NatWest Bank, Nationwide, and Royal Bank of Scotland (RBS) are among the first to inform customers on Twitter that they have removed access to the app for these users, citing reports of “security concerns”.
So far customers with Natwest and Nationwide mobile banking apps already installed on their S10s have seen the fingerprint feature disabled within the app.
But it’s not just an issue for UK banks. Alipay, WeChat Pay and Bank of China have all withdrawn the fingerprint authentication feature from their apps for Samsung Galaxy S10, Note 10 and Tab S6 users, according to Technode.

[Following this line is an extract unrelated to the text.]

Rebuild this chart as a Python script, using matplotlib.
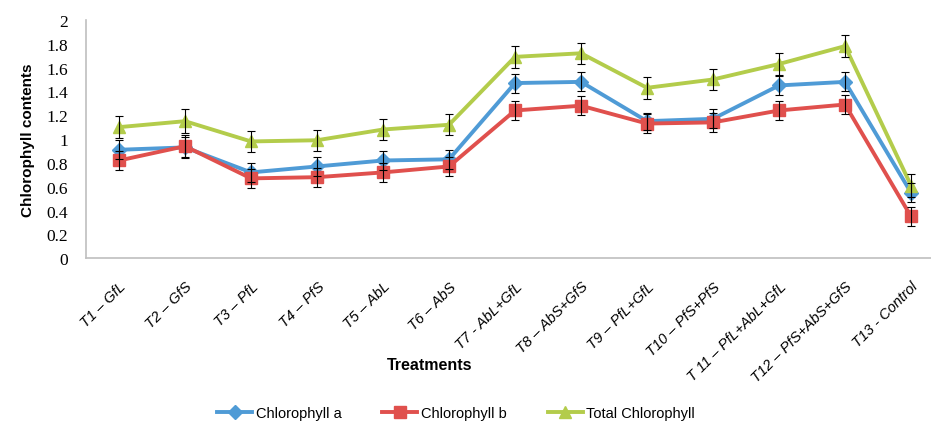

This is bad news for Samsung, whose market share for handsets in China dropped to 1% at the beginning of this year from 20% in 2013. Counterpoint Data shows that since Q2 the electronics conglomerate now accounts for less than 1% of the total market share.
Hapoalim Bank, one of Israel’s largest banks, has also pulled fingerprint login support for the S10 and Note 10 according to customers who took to Reddit, and South Korea’s KaKao Bank has warned S10 users to disable fingerprint authentication on their apps.
Samsung released a statement telling customers: “If you’ve used a screen cover, such as silicone cover with a textured surface on the inside, the texture itself may be recognised as a fingerprint that can unlock your phone.” The firm says it “will soon issue a software patch” to S10 users.
The security concerns arose after a British woman bought a £2.70 gel screen protector on eBay. After registering her right thumbprint she found her unregistered left thumbprint could also unlock the phone. Her husband was also able to unlock it. The phone registered the gel case as a fingerprint in itself, rather than actually registering the users fingerprint pressed over it.